For this project, the main goal was to read in csv files with data corresponding to headers, and to categorize and manipulate them. We had a file called data.py that read in the file and stored info into lists, dictionaries, and matrices. Then we made some useful accessor methods to get that information. In the analysis file, we had a few methods, such as one to calculate the mean of one or more matrix columns, and one to normalize the columns separately. The end result was a bunch of printed info in the terminal that tells us about the data from a given file.
*Work in progress, obviously*
Task 1 was to create the algorithm for reading the file in, and to then make the accessor methods.
The last task was to test everything on a data set. For that, I found one online regarding race and gender of babies born to women within two different age categories. I made sure it worked, and have provided the file I used.

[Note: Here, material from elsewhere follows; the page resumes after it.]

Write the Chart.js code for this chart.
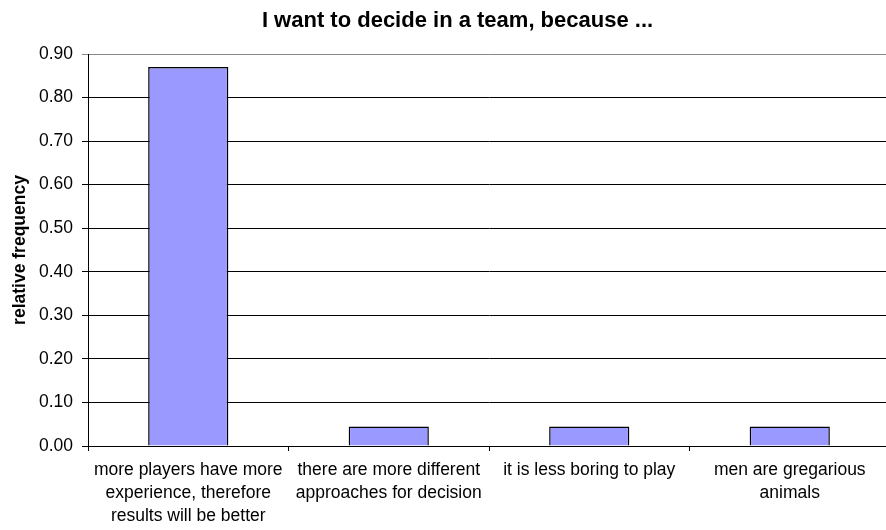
<!DOCTYPE html>
<html>
<head>
<meta charset="utf-8">
<script src="https://cdn.jsdelivr.net/npm/chart.js@4"></script>
<style>
  html, body { margin: 0; padding: 0; background: #fff; overflow: hidden; }
  #wrap { width: 892px; height: 530px; }
</style>
</head>
<body>
<div id="wrap"><canvas id="barChart"></canvas></div>
<script>
// data
const titleText = 'I want to decide in a team, because ...';
const axisTitle = 'relative frequency';
const categories = [
	['more players have more', 'experience, therefore', 'results will be better'],
	['there are more different', 'approaches for decision'],
	['it is less boring to play'],
	['men are gregarious', 'animals']
];
const frequencies = [0.87, 0.045, 0.045, 0.045];
const yMin = 0;
const yMax = 0.9;
const yStep = 0.1;

const fontFamily = '"Liberation Sans", Arial, sans-serif';

// title is centred over the chart like the original, not over the canvas
const titlePlugin = {
	id: 'topTitle',
	afterDraw(chart) {
		const ctx = chart.ctx;
		ctx.save();
		ctx.font = 'bold 22px ' + fontFamily;
		ctx.fillStyle = '#000';
		ctx.textAlign = 'center';
		ctx.textBaseline = 'alphabetic';
		ctx.fillText(titleText, 457.5, 27);
		ctx.restore();
	}
};

const ctx = document.getElementById('barChart').getContext('2d');
const myChart = new Chart(ctx, {
	type: 'bar',
	data: {
		labels: categories,
		datasets: [{
			data: frequencies,
			backgroundColor: '#9999FF',
			borderColor: '#000',
			borderWidth: 1.5,
			barPercentage: 0.4,
			categoryPercentage: 1.0
		}]
	},
	plugins: [titlePlugin],
	options: {
		responsive: true,
		maintainAspectRatio: false,
		animation: false,
		layout: {
			padding: { top: 54, right: 2, bottom: 0, left: 0 }
		},
		plugins: {
			legend: { display: false },
			tooltip: { enabled: false }
		},
		scales: {
			x: {
				grid: {
					display: true,
					drawOnChartArea: false,
					drawTicks: true,
					tickLength: 5,
					color: '#000',
					offset: true
				},
				border: { color: '#000', width: 1 },
				ticks: {
					color: '#000',
					font: { family: fontFamily, size: 17.5, lineHeight: 1.31 },
					padding: 8,
					maxRotation: 0,
					minRotation: 0,
					autoSkip: false
				},
				afterFit(scale) {
					scale.height = 84;
				}
			},
			y: {
				min: yMin,
				max: yMax,
				grid: {
					color: (c) => (c.tick && c.tick.value >= yMax - 1e-9) ? '#888' : '#000',
					tickLength: 6,
					drawTicks: true
				},
				border: { color: '#000', width: 1 },
				ticks: {
					stepSize: yStep,
					color: '#000',
					padding: 9,
					font: { family: fontFamily, size: 17.5 },
					callback: (v) => v.toFixed(2)
				},
				title: {
					display: true,
					text: axisTitle,
					color: '#000',
					font: { family: fontFamily, size: 17.5, weight: 'bold' },
					padding: { top: 10, bottom: 0 }
				},
				afterFit(scale) {
					scale.width = 88;
				}
			}
		}
	}
});
</script>
</body>
</html>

At one point, I noticed a difference in standard deviation, and I found that I needed to specify one degree of freedom within the numpy function for getting standard deviation. As the picture below shows, my result checks out with Excel's for mean and std. dev.
As for my extensions, I did one involving treating dates as numeric type data, and one for reading more formats of dates.
The second extension was just a matter of checking if the line contained periods instead of slashes. and then checking if the 3rd index (the year) was only 2 digits long. If it was, I would add "20" to the front, because we should assume 21st century if unspecified, and it is convenient to have all years be given as four digits, in the end.
In this project I learned about some file-reading strategies, various numpy methods and usage strategies, and had good practice with keeping track of information throughout the loop with strategically-placed variables.